First: My team: Tricia, Debbie, Beckie, Dave and led by Fiona were fabulous. We seemed to work well together. Our biggest challenged appeared to be getting copies of all the nominees. This brings me to my second point
Second: In fact, I received two books after our finalist list was sent in and I know another team member received books too late as well. It is a shame that some nominees could not be fully considered. I looked and looked within the public library systems and my own district for some of the new titles to no avail. I hope the publishers will really consider sending nominees to the panel members next year in a timely manner. The CYBILS does such a great job of promoting books.
For the past two years, I have served as a poetry judge which I loved doing. What I noticed about being on the panel to decide the shortlist for the NFP Books was less stress. I wonder if that is the way others feel. It felt good to be able to nominate five -seven titles and not just say definitively, “This is THE one. This is the best!” I mean they are all great books.

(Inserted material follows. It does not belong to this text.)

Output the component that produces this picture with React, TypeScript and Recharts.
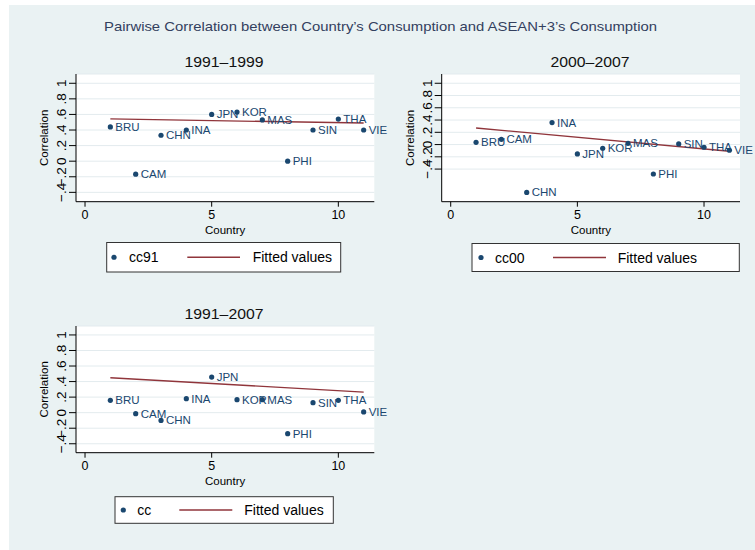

I found for me drawn to books with engaging information for readers of all levels. Kid appeal and saturated with information were two important criteria for me. Almost all the books were filled with lots of information but some more than others really smacked of kid appeal, the kind of book that is likely to be on student hold lists. The judges will have their work cut out for them as they decide CYBILS Award for the Nonfiction Picture book from the following list:
Astronaut Handbook, written and illustrated by Meghan McCarthy
If any one book will spark the curiousity about becoming an astronaut, it it this book! The illustrations are bold and engaging. The text is written at a level that explains some pretty difficult concepts. I thought immediately of a few students who are interest in the space field.
Duel!: Burr and Hamilton’s Deadly War of Words, written by Dennis
Brindell Fradin and illustrated by Larry Day
I doubt that this title will stay on the shelves. If a teacher doesn’t have it check out, it will be in the hands of students eager for information about some pretty famous characters of early America.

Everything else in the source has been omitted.